What is Cloud Commerce?

Cloud commerce describes e-commerce platforms that run as managed services on public or private cloud infrastructure, delivered to the merchant over the network rather than installed on dedicated hardware. The model has displaced traditional on-premise commerce suites for most use cases and is the default starting point for new builds.

Definition

A cloud commerce platform combines elastic compute, managed databases, content delivery, and operational tooling under one provider. Updates, patches, and scaling are handled by the vendor, while the merchant focuses on catalog, content, and customer experience. Pricing is typically consumption- or revenue-based rather than perpetual-license.

Benefits

Capacity scales automatically with seasonal peaks such as Cyber Week, removing the need to provision for worst-case load year-round. Security patches and infrastructure upgrades arrive without manual intervention. Geographic expansion is easier because most cloud providers offer multi-region deployment out of the box, reducing latency for international customers.

Composable angle

Cloud commerce is the foundation on which composable architectures are built.
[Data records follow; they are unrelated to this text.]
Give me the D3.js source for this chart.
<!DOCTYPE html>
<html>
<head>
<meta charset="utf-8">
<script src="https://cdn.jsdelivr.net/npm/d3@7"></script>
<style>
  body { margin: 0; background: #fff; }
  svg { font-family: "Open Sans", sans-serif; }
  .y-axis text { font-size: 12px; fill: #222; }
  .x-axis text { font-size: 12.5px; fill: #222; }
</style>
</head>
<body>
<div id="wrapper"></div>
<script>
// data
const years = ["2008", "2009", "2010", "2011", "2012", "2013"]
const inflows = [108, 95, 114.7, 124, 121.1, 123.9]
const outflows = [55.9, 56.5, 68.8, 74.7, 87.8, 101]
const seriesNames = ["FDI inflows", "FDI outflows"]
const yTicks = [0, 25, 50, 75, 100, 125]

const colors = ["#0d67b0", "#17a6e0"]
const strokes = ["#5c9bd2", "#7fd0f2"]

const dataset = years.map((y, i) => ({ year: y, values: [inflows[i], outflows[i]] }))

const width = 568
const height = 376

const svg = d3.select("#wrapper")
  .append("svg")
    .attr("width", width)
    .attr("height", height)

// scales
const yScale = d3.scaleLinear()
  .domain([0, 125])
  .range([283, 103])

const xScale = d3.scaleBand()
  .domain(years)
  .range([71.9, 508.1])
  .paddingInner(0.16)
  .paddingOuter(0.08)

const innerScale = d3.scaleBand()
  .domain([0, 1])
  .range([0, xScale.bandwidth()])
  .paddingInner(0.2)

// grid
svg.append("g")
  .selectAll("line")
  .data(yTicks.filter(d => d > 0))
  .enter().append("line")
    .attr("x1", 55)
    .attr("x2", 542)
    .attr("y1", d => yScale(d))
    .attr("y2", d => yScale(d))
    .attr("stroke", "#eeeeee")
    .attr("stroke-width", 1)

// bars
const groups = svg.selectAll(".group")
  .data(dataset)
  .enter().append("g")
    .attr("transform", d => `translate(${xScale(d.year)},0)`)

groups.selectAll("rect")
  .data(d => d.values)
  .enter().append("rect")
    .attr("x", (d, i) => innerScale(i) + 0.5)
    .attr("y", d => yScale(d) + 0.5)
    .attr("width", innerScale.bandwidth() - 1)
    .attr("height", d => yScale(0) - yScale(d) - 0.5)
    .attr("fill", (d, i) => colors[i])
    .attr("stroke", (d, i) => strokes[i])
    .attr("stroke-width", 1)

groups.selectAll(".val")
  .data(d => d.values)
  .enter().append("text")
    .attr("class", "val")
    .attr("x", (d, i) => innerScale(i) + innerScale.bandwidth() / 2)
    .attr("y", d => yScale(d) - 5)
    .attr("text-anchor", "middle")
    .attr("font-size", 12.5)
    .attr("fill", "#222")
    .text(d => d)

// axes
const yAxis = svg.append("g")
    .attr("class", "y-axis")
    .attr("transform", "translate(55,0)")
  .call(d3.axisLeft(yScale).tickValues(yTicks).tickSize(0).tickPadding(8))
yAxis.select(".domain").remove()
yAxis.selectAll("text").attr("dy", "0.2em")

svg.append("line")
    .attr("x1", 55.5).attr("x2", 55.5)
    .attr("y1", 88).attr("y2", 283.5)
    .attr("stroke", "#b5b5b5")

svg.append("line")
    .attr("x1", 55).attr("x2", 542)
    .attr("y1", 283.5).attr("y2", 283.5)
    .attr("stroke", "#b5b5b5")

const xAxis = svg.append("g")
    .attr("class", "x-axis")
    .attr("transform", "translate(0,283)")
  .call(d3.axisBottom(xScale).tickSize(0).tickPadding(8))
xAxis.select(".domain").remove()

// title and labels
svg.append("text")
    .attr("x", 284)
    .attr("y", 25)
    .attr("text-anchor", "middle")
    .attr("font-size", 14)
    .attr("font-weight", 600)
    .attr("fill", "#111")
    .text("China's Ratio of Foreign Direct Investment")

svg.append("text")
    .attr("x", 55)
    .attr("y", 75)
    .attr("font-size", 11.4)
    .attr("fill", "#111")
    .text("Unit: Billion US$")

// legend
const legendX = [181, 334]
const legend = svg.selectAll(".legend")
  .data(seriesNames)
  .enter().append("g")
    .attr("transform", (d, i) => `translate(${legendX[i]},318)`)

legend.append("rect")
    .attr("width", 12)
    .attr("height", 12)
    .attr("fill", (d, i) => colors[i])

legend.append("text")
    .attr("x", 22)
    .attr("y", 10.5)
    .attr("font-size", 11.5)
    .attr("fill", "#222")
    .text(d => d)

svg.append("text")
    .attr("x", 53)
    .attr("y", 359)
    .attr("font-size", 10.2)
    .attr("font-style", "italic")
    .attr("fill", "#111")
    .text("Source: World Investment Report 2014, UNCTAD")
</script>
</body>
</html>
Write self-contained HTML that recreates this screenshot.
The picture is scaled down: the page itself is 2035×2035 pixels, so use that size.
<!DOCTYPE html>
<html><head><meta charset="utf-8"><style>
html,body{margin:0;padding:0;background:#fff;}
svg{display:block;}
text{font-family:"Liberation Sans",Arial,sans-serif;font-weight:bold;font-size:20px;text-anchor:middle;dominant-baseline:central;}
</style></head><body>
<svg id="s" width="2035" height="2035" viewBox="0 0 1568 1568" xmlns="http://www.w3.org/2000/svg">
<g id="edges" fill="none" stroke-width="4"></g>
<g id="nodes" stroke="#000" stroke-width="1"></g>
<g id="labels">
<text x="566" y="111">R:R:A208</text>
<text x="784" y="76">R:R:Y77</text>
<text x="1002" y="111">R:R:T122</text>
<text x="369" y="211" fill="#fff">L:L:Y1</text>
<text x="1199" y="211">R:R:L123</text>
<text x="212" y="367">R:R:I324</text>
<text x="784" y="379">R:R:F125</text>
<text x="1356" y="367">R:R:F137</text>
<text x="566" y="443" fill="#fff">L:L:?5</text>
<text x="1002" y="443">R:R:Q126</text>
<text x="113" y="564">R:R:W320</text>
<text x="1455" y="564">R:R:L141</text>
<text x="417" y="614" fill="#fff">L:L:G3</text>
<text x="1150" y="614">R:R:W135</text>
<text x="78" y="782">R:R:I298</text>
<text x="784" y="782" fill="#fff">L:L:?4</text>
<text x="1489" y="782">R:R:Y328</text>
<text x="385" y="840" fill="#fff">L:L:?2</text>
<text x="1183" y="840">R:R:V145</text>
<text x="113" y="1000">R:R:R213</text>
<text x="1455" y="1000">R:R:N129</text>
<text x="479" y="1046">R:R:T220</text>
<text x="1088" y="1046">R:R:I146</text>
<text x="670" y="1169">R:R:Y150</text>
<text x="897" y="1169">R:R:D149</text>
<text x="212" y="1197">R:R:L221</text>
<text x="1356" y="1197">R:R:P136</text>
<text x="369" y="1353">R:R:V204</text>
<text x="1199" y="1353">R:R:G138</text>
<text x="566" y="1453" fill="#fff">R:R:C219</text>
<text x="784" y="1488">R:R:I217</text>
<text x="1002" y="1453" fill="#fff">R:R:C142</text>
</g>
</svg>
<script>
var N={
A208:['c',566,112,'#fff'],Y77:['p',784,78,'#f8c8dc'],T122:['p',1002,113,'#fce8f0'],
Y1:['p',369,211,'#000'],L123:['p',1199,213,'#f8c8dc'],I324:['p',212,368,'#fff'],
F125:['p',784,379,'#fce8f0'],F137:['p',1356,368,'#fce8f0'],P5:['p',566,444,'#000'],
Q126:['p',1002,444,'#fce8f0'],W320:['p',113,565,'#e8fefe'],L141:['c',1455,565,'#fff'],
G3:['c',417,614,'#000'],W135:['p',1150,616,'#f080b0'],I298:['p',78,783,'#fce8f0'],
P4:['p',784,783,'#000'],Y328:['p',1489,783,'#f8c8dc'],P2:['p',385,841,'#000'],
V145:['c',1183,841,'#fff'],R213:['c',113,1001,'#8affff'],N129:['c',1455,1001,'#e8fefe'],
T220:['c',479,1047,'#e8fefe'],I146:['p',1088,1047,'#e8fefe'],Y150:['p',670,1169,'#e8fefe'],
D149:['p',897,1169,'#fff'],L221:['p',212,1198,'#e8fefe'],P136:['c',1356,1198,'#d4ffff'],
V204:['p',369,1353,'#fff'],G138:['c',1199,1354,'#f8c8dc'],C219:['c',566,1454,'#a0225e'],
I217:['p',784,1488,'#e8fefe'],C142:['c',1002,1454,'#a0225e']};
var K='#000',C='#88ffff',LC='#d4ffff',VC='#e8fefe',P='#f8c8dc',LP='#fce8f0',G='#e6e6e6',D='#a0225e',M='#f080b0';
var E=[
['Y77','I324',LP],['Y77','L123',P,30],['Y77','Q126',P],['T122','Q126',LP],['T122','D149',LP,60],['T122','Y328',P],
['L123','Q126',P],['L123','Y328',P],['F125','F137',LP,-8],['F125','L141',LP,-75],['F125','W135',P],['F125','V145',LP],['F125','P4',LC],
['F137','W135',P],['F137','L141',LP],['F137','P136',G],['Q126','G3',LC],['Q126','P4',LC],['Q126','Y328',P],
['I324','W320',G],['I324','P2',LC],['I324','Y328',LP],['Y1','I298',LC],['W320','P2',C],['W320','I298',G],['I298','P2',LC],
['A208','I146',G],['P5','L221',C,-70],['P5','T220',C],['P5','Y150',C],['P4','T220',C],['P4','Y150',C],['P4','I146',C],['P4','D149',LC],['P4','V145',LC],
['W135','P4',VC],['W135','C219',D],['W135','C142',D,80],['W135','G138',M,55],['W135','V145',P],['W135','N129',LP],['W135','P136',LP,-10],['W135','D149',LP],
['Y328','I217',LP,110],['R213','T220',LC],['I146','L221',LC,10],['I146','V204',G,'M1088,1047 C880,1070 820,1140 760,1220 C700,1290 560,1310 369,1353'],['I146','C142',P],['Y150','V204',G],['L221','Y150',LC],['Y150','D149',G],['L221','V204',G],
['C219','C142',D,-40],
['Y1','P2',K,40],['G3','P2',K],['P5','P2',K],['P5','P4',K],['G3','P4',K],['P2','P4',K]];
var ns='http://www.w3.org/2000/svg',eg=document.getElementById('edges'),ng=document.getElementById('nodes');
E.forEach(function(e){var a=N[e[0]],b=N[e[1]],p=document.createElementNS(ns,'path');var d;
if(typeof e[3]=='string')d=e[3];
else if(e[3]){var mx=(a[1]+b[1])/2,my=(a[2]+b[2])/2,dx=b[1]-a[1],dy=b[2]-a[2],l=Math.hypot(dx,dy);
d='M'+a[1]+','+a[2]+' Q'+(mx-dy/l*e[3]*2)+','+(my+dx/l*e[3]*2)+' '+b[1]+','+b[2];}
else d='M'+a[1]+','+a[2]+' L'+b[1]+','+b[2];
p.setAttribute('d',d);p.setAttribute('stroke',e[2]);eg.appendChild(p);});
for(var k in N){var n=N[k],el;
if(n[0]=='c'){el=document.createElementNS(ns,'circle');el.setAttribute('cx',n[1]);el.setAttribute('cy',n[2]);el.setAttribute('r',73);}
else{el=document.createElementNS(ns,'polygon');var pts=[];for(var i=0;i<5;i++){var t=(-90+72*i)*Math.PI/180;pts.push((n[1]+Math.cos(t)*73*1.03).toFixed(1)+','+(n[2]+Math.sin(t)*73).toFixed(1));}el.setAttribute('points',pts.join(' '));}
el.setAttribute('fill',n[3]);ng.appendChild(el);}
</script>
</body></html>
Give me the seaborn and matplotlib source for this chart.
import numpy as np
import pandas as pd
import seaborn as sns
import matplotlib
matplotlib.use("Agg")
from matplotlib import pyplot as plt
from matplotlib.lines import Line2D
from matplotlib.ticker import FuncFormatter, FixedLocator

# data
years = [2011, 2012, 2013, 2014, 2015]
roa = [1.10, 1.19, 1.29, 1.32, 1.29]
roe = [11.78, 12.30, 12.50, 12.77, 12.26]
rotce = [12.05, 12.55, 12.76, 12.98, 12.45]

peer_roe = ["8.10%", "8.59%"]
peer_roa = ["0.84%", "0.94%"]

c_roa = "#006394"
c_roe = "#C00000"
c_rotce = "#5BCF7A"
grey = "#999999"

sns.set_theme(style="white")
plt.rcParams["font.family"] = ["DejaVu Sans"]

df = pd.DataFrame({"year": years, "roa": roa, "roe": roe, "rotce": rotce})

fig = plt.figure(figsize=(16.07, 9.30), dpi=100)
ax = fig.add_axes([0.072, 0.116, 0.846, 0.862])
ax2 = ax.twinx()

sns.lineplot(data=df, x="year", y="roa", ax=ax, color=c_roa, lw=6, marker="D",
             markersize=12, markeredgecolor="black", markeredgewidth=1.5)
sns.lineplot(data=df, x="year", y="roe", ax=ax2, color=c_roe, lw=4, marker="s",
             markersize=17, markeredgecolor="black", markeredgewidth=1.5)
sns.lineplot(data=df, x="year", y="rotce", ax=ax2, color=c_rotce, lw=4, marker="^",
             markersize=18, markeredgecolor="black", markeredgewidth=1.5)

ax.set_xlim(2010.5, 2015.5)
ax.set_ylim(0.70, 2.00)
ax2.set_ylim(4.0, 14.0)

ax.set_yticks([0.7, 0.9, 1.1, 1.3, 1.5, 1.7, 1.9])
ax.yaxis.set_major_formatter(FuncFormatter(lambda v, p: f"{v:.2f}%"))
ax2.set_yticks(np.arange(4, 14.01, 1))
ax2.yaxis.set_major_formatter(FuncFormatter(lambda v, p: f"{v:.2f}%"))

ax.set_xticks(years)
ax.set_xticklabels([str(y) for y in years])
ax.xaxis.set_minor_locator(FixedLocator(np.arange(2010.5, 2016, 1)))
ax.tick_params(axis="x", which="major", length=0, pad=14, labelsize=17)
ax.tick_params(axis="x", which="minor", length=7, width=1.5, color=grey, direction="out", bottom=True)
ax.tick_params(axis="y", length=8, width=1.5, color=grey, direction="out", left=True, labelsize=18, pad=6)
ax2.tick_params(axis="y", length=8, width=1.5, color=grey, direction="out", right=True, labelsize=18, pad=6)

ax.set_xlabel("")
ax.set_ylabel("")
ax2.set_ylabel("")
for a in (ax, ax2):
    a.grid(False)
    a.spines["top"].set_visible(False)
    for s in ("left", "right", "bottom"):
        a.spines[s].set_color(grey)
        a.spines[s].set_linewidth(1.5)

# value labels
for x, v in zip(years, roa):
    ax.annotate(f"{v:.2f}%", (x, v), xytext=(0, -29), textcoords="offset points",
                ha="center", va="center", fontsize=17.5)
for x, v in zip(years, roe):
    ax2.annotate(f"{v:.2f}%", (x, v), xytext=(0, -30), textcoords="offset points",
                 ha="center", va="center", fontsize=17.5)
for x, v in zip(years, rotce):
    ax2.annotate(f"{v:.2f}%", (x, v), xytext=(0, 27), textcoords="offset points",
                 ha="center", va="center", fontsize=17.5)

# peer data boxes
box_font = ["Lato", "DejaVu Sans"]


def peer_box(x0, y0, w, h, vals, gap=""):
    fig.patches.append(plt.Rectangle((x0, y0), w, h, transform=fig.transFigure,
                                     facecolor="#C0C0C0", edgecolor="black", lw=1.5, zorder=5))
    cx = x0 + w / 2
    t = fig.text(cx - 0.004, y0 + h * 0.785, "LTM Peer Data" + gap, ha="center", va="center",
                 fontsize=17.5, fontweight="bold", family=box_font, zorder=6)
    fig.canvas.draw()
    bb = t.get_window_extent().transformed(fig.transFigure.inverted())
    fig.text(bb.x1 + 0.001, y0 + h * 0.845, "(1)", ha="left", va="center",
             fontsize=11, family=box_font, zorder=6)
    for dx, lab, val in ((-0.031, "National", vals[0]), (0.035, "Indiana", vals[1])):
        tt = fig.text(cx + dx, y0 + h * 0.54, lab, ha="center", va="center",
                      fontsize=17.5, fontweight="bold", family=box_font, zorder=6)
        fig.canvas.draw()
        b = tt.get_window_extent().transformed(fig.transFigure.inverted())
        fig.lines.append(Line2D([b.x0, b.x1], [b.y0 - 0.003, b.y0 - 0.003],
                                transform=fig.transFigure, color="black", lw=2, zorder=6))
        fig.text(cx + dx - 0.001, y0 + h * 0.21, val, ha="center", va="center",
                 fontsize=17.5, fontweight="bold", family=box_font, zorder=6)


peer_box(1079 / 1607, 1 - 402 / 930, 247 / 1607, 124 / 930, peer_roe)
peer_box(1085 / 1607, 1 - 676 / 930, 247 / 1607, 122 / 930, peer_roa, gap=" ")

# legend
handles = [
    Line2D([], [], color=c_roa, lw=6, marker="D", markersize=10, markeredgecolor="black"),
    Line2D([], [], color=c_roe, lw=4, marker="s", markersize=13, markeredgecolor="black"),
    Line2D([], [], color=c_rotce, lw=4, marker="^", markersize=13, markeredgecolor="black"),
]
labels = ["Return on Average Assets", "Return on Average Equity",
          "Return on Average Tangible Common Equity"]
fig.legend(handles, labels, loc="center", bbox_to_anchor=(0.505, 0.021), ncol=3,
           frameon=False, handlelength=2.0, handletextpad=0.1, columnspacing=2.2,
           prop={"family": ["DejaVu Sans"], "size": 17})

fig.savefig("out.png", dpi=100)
When backend services run as managed APIs, the frontend can be decoupled, deployed independently, and iterated by a dedicated team without coordinating release windows with infrastructure operations. This separation is what makes agentic frontend management practical - the storefront layer can change rapidly while the commerce engine remains stable.

Use cases

Brands replatforming from legacy on-premise systems usually move to cloud commerce as a first step. Greenfield D2C launches start there by default. Marketplaces and high-traffic B2C operators rely on the elastic scaling to handle promotional spikes without overprovisioning.